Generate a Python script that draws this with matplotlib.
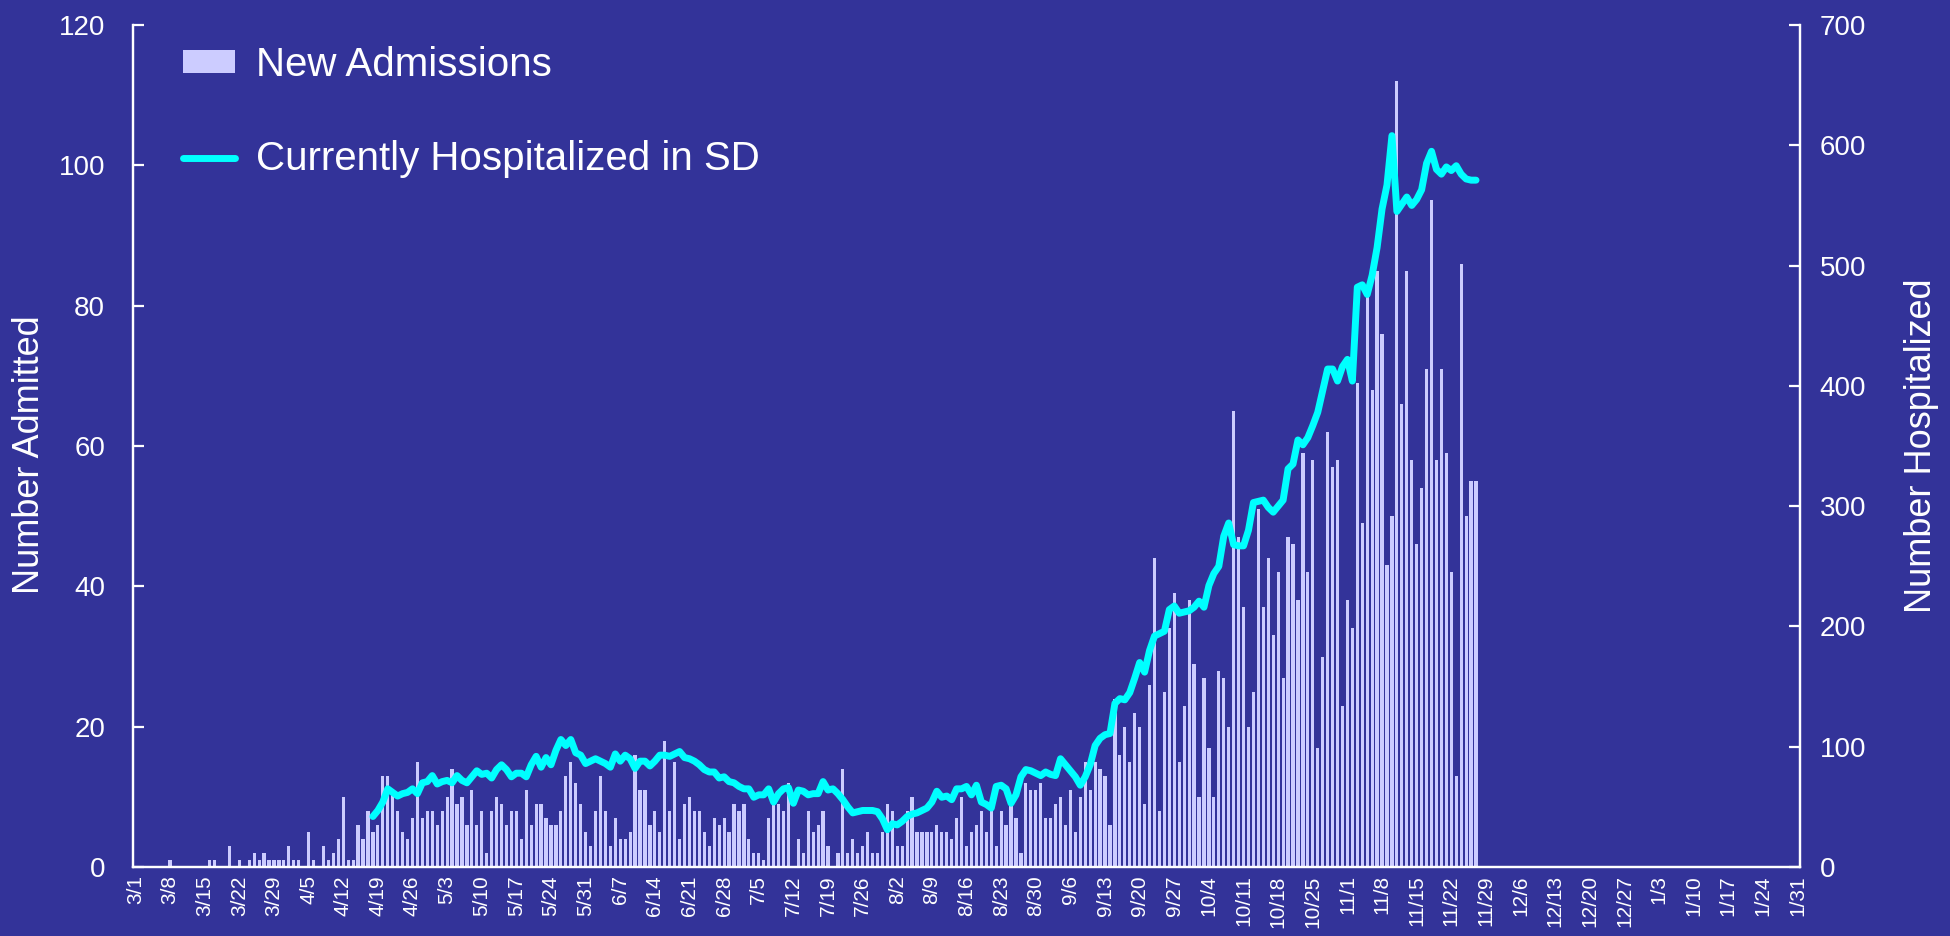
import matplotlib
matplotlib.use("Agg")
import matplotlib.pyplot as plt
from matplotlib.patches import Patch
from matplotlib.lines import Line2D
import numpy as np

plt.rcParams['font.family'] = ['Liberation Sans', 'DejaVu Sans']

# daily new admissions, 3/1 .. 11/27
admissions = [
    0, 0, 0, 0, 0, 0, 0, 1, 0, 0, 0, 0, 0, 0, 0, 1, 1, 0, 0, 3,
    0, 1, 0, 1, 2, 1, 2, 1, 1, 1, 1, 3, 1, 1, 0, 5, 1, 0, 3, 1,
    2, 4, 10, 1, 1, 6, 4, 8, 5, 6, 13, 13, 11, 8, 5, 4, 7, 15, 7, 8,
    8, 6, 8, 10, 14, 9, 10, 6, 11, 6, 8, 2, 8, 10, 9, 6, 8, 8, 4, 11,
    6, 9, 9, 7, 6, 6, 8, 13, 15, 12, 9, 5, 3, 8, 13, 8, 3, 7, 4, 4,
    5, 16, 11, 11, 6, 8, 5, 18, 8, 15, 4, 9, 10, 8, 8, 5, 3, 7, 6, 7,
    5, 9, 8, 9, 4, 2, 2, 1, 7, 9, 9, 8, 12, 0, 4, 2, 8, 5, 6, 8,
    3, 0, 2, 14, 2, 4, 2, 3, 5, 2, 2, 5, 9, 8, 3, 3, 8, 10, 5, 5,
    5, 5, 6, 5, 5, 4, 7, 10, 3, 5, 6, 8, 5, 8, 3, 8, 6, 9, 7, 2,
    12, 11, 11, 12, 7, 7, 9, 10, 6, 11, 5, 10, 15, 11, 15, 14, 13, 6, 24, 16,
    20, 15, 22, 20, 9, 26, 44, 8, 25, 34, 39, 15, 23, 38, 29, 10, 27, 17, 10, 28,
    27, 20, 65, 47, 37, 20, 25, 51, 37, 44, 33, 42, 27, 47, 46, 38, 59, 42, 58, 17,
    30, 62, 57, 58, 23, 38, 34, 69, 49, 82, 68, 85, 76, 43, 50, 112, 66, 85, 58, 46,
    54, 71, 95, 58, 71, 59, 42, 13, 86, 50, 55, 55,
]

# currently hospitalized, 4/18 .. 11/27
hosp_start = 48
hospitalized = [
    42, 47, 54, 65, 62, 59, 61, 62, 65, 61, 70, 71, 76, 69, 71, 72, 70, 76, 72, 70,
    75, 80, 77, 78, 74, 81, 85, 81, 75, 78, 78, 75, 85, 92, 83, 91, 85, 97, 106, 101,
    106, 95, 93, 86, 88, 90, 88, 86, 83, 94, 88, 93, 90, 82, 88, 88, 84, 88, 93, 93,
    92, 94, 96, 91, 90, 88, 85, 81, 79, 79, 74, 75, 71, 70, 67, 65, 65, 58, 60, 60,
    65, 54, 61, 65, 66, 53, 64, 63, 60, 61, 61, 71, 64, 65, 61, 56, 50, 45, 46, 47,
    47, 47, 46, 40, 31, 36, 35, 38, 42, 44, 45, 47, 49, 54, 63, 58, 59, 56, 65, 65,
    67, 60, 68, 54, 52, 49, 67, 68, 65, 53, 60, 75, 81, 80, 78, 76, 79, 77, 76, 90,
    85, 80, 75, 68, 75, 85, 101, 107, 110, 111, 136, 140, 139, 145, 157, 170, 162, 180, 192, 194,
    196, 214, 217, 211, 212, 213, 216, 221, 216, 234, 244, 250, 275, 286, 268, 267, 267, 280, 303, 304,
    305, 299, 295, 300, 305, 331, 335, 355, 351, 357, 367, 378, 396, 414, 414, 404, 416, 422, 404, 482,
    484, 476, 492, 515, 547, 567, 608, 545, 551, 557, 550, 555, 563, 585, 595, 580, 576, 582, 579, 583,
    576, 572, 571, 571,
]

n_days = 337  # 3/1 .. 1/31
tick_labels = [
    '3/1', '3/8', '3/15', '3/22', '3/29', '4/5', '4/12', '4/19', '4/26', '5/3',
    '5/10', '5/17', '5/24', '5/31', '6/7', '6/14', '6/21', '6/28', '7/5', '7/12',
    '7/19', '7/26', '8/2', '8/9', '8/16', '8/23', '8/30', '9/6', '9/13', '9/20',
    '9/27', '10/4', '10/11', '10/18', '10/25', '11/1', '11/8', '11/15', '11/22', '11/29',
    '12/6', '12/13', '12/20', '12/27', '1/3', '1/10', '1/17', '1/24', '1/31',
]

bg = '#333399'
bar_color = '#CCCCFF'
line_color = '#00FFFF'

fig = plt.figure(figsize=(19.5, 9.36), dpi=100, facecolor=bg)
ax = fig.add_axes([0.0682, 0.0737, 0.8549, 0.8996])
ax.set_facecolor(bg)
ax2 = ax.twinx()

x_bar = np.arange(len(admissions))
ax.bar(x_bar, admissions, width=0.65, color=bar_color, edgecolor='none', zorder=2)

x_line = np.arange(hosp_start, hosp_start + len(hospitalized))
ax2.plot(x_line, hospitalized, color=line_color, lw=5,
         solid_capstyle='round', solid_joinstyle='round')

ax.set_xlim(-0.5, n_days - 0.5)
ax.set_ylim(0, 120)
ax2.set_ylim(0, 700)
ax.set_yticks(np.arange(0, 121, 20))
ax2.set_yticks(np.arange(0, 701, 100))
ax.set_xticks(np.arange(0, n_days, 7))
ax.set_xticklabels(tick_labels, rotation=90)

for a in (ax, ax2):
    a.spines['top'].set_visible(False)
    for s in ('left', 'right', 'bottom'):
        a.spines[s].set_color('white')
        a.spines[s].set_linewidth(1.6)

ax.tick_params(axis='y', colors='white', direction='in', length=8, width=1.6,
               labelsize=20, pad=20)
ax2.tick_params(axis='y', colors='white', direction='in', length=8, width=1.6,
                labelsize=20, pad=14)
ax.tick_params(axis='x', colors='white', direction='out', length=0, width=1.6,
               labelsize=15, pad=6)

ax.set_ylabel('Number Admitted', color='white', fontsize=26)
ax.yaxis.set_label_coords(-0.0516, 0.49)
ax2.set_ylabel('Number Hospitalized', color='white', fontsize=26, rotation=90)
ax2.yaxis.set_label_coords(1.0624, 0.5)

handles = [Patch(facecolor=bar_color, edgecolor='none'),
           Line2D([0], [0], color=line_color, lw=5, solid_capstyle='round')]
leg = ax2.legend(handles, ['New Admissions', 'Currently Hospitalized in SD'],
                 loc='upper left', bbox_to_anchor=(0.03, 0.975), frameon=False,
                 fontsize=29, labelcolor='white', handlelength=1.3,
                 handleheight=0.5, handletextpad=0.5, labelspacing=1.4,
                 borderpad=0, borderaxespad=0)

fig.savefig('out.png', dpi=100, facecolor=bg)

**WORK TO COMPLETE**
Skip every picture and return the lines above from the top through the one that contains "plt.rcParams['font.family'] = ['Liberation".

**WRITTEN RESPONSE**
Generate a Python script that draws this with matplotlib.
import matplotlib
matplotlib.use("Agg")
import matplotlib.pyplot as plt
from matplotlib.patches import Patch
from matplotlib.lines import Line2D
import numpy as np

plt.rcParams['font.family'] = ['Liberation Sans', 'DejaVu Sans']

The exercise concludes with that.